What the task asks:
Do not copy the pictures; transcribe all other material exactly.

####################

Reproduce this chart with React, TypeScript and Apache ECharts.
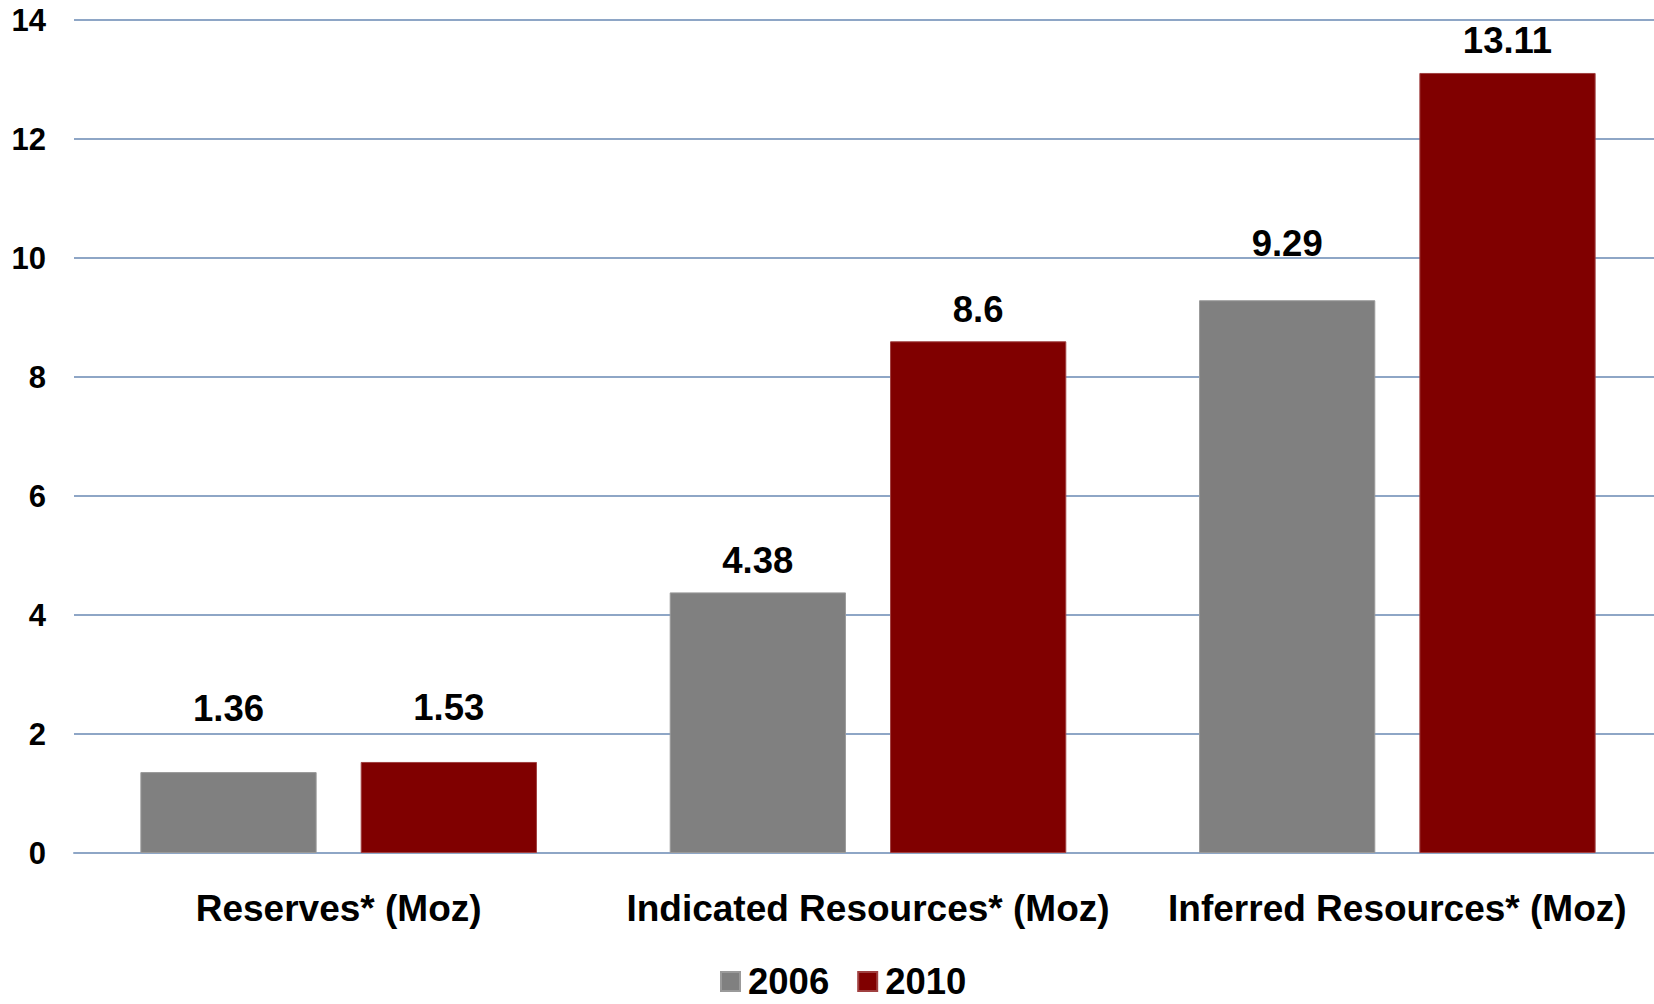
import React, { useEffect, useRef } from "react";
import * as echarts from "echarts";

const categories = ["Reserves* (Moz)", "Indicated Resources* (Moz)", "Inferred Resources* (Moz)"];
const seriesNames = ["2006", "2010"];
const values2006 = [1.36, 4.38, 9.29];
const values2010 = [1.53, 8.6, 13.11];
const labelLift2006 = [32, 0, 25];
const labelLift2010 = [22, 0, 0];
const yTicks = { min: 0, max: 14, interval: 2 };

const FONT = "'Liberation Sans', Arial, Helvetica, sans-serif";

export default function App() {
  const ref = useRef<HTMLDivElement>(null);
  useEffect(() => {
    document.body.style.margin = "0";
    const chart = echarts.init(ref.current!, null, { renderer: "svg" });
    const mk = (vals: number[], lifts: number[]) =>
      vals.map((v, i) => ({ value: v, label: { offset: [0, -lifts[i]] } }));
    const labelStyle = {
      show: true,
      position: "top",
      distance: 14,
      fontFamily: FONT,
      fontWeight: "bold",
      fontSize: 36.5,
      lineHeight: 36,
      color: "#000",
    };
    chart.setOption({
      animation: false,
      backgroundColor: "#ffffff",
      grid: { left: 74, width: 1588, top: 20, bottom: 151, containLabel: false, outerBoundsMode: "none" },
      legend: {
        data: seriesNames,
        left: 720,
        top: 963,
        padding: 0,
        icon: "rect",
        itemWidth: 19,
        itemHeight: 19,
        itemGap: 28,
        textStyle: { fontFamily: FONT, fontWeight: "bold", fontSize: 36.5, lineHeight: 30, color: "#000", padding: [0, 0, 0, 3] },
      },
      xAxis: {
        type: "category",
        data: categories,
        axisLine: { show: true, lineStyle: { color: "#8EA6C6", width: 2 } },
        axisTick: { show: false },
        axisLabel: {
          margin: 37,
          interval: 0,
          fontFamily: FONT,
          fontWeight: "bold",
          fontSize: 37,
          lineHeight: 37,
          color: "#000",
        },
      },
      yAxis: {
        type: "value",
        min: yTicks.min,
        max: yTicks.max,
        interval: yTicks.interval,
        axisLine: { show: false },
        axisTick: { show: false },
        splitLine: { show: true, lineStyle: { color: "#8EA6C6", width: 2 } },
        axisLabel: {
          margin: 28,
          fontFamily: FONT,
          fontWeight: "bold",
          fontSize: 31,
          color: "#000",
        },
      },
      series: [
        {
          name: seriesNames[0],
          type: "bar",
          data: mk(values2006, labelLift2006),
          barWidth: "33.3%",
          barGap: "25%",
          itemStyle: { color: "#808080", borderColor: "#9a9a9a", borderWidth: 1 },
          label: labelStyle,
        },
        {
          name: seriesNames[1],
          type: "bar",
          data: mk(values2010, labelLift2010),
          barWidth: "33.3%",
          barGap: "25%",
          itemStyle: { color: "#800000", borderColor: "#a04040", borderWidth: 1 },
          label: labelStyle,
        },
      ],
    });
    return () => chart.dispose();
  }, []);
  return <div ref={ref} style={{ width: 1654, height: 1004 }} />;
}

####################

Response:
Reproduce this chart with React, TypeScript and Apache ECharts.
import React, { useEffect, useRef } from "react";
import * as echarts from "echarts";

const categories = ["Reserves* (Moz)", "Indicated Resources* (Moz)", "Inferred Resources* (Moz)"];
const seriesNames = ["2006", "2010"];
const values2006 = [1.36, 4.38, 9.29];
const values2010 = [1.53, 8.6, 13.11];
const labelLift2006 = [32, 0, 25];
const labelLift2010 = [22, 0, 0];
const yTicks = { min: 0, max: 14, interval: 2 };

const FONT = "'Liberation Sans', Arial, Helvetica, sans-serif";

export default function App() {
  const ref = useRef<HTMLDivElement>(null);
  useEffect(() => {
    document.body.style.margin = "0";
    const chart = echarts.init(ref.current!, null, { renderer: "svg" });
    const mk = (vals: number[], lifts: number[]) =>
      vals.map((v, i) => ({ value: v, label: { offset: [0, -lifts[i]] } }));
    const labelStyle = {
      show: true,
      position: "top",
      distance: 14,
      fontFamily: FONT,
      fontWeight: "bold",
      fontSize: 36.5,
      lineHeight: 36,
      color: "#000",
    };
    chart.setOption({
      animation: false,
      backgroundColor: "#ffffff",
      grid: { left: 74, width: 1588, top: 20, bottom: 151, containLabel: false, outerBoundsMode: "none" },
      legend: {
        data: seriesNames,
        left: 720,
        top: 963,
        padding: 0,
        icon: "rect",
        itemWidth: 19,
        itemHeight: 19,
        itemGap: 28,
        textStyle: { fontFamily: FONT, fontWeight: "bold", fontSize: 36.5, lineHeight: 30, color: "#000", padding: [0, 0, 0, 3] },
      },
      xAxis: {
        type: "category",
        data: categories,
        axisLine: { show: true, lineStyle: { color: "#8EA6C6", width: 2 } },
        axisTick: { show: false },
        axisLabel: {
          margin: 37,
          interval: 0,
          fontFamily: FONT,
          fontWeight: "bold",
          fontSize: 37,
          lineHeight: 37,
          color: "#000",
        },
      },
      yAxis: {
        type: "value",
        min: yTicks.min,
        max: yTicks.max,
        interval: yTicks.interval,
        axisLine: { show: false },
        axisTick: { show: false },
        splitLine: { show: true, lineStyle: { color: "#8EA6C6", width: 2 } },
        axisLabel: {
          margin: 28,
          fontFamily: FONT,
          fontWeight: "bold",
          fontSize: 31,
          color: "#000",
        },
      },
      series: [
        {
          name: seriesNames[0],
          type: "bar",
          data: mk(values2006, labelLift2006),
          barWidth: "33.3%",
          barGap: "25%",
          itemStyle: { color: "#808080", borderColor: "#9a9a9a", borderWidth: 1 },
          label: labelStyle,
        },
        {
          name: seriesNames[1],
          type: "bar",
          data: mk(values2010, labelLift2010),
          barWidth: "33.3%",
          barGap: "25%",
          itemStyle: { color: "#800000", borderColor: "#a04040", borderWidth: 1 },
          label: labelStyle,
        },
      ],
    });
    return () => chart.dispose();
  }, []);
  return <div ref={ref} style={{ width: 1654, height: 1004 }} />;
}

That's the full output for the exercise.